Insurance policies typically have a term with an inception date and an expiration date. Auto insurance usually lasts for six months and home insurance usually for a year. Life insurance can be ongoing or have terms of 10, 20 or 30 years. Health insurance renews yearly. While most policies have an expiration date, you may conclude a policy with a letter to the company stating that you would like it to expire on a certain date. Do not simply stop paying the premiums, as this can have an adverse effect on your credit rating.
Things You'll Need
- Current policy or policy number
- Fax machine or access to e-mail
- Insurance agent contact information
Do not conclude one insurance policy until you have replacement coverage. A quote from another company does not guarantee coverage. Contact the other company to start the coverage on a certain date and obtain proof of insurance.

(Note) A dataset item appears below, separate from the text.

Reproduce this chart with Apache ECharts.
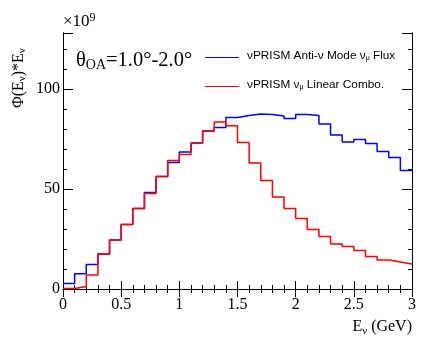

Call your current agent or company. Tell them the date that you would like to conclude your policy and obtain a fax number or e-mail address so that you may send the cancellation letter. Find out if there are any early cancellation penalties. If there are, avoid these by making the cancellation date the same as the expiration date on the policy.
Write a short cancellation letter. An example is, "To (insurance company), please cancel the (type of insurance policy and policy number) for (your name), effective on 12:01 a.m. on (the date you would like the policy canceled). Please send confirmation of this cancellation to (your e-mail, address or fax number)." Sign and date the letter and then send it.
Obtain confirmation of the cancellation and keep it in a safe place. This step will protect you in the future in case the company makes any mistakes with your policy. Use this confirmation letter if the company continues to charge your account or send additional bills. If you have payments automatically withdrawn from an account, check the account the following month to make sure the payments have stopped.